Today I needed to fix our Travis CI setup to use PostgreSQL to ensure we run the same version of PostgreSQL in production as well as in our test suite.

Travis provides all PostgreSQL versions that are available in the PostgreSQL official APT repository, so we had the packages we needed.

But, the documentation is a bit lacking, as the packages and setup differs slightly from the default 9.6 database Travis CI provides you with.

So here is the step-by-step guide to running PostgreSQL 10 with PostGIS 2.4 on Travis.

The very first thing is to set sudo: true if not already set in .travis.yml:

sudo: true

Then you need to set the correct addons:

addons:
  postgresql: '10'
  apt:
    packages:
      - postgresql-10-postgis-2.4
      - postgresql-10-postgis-2.4-scripts
      - postgresql-client-10

Make sure to include the postgresql-10-postgis-2.4-scripts package as it requires the PostgreSQL extension control files needed to enable the extension.

Since Travis has a bunch of PostgreSQL versions pre-installed, the new PostgreSQL will run on the secondary port 5433, so you’ll need to both pass this to your application and the psql tool which we’ll need later.

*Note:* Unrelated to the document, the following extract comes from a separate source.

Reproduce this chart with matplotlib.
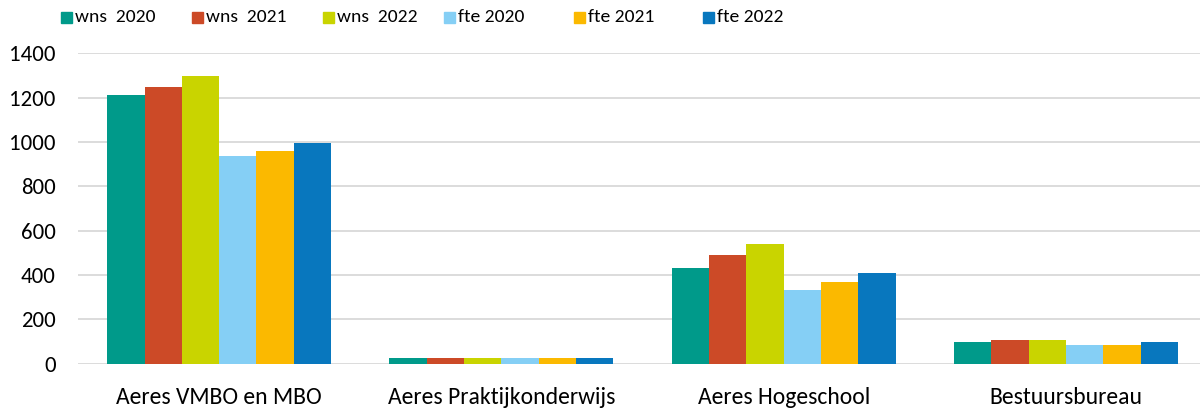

The easiest way to achieve this, is to set it as a global environment variable. If you like us have multiple environment variables configured and use them as the test matrix, you’ll need to split the env declaration in .travis.yml into a global section and a matrix section. If you had the following test matrix:

env:
  - TOX_ENV=py36
  - TOX_ENV=flake8

The new setup becomes:

env:
  global:
    - PGPORT=5433
  matrix:
    - TOX_ENV=py36
    - TOX_ENV=flake8

The default PostgreSQL 9.6 version comes pre-setup with the PostgreSQL super user postgres with no password. The PostgreSQL 10 packages does not, so you’ll need to create the user you want to use from your tests.

We do that in the before_install phase. You could also use the install phase if you like that better, as long as it is before any of your code starts to run. See the Travis CI build lifecycle documentation for more details on the different phases.

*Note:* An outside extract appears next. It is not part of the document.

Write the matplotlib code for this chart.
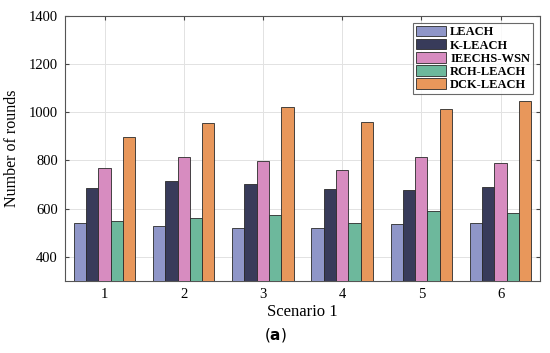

Add the following to your .travis.yml files:

before_install:
  - sudo -u postgres psql -c "CREATE USER testuser WITH PASSWORD 'password'"
  - sudo -u postgres psql -c "ALTER ROLE testuser SUPERUSER"

Now, remember to update your application config to match. We use Django, so our settings.py file was changed to include the following:

if 'TRAVIS' in os.environ:
    DATABASES = {
        'default': {
            'ENGINE': 'django.contrib.gis.db.backends.postgis',
            'NAME': 'travis',
            'USER': 'testuser',
            'PASSWORD': 'password',
            'HOST': 'localhost',
            'PORT': os.getenv('PGPORT'),
        },
}

All in all, not a terribly hard process, but it took me quite a while since there does not seem to be any up to date documentation on how all the pieces fit together.

Hopefully this blog post will save you the time I spent!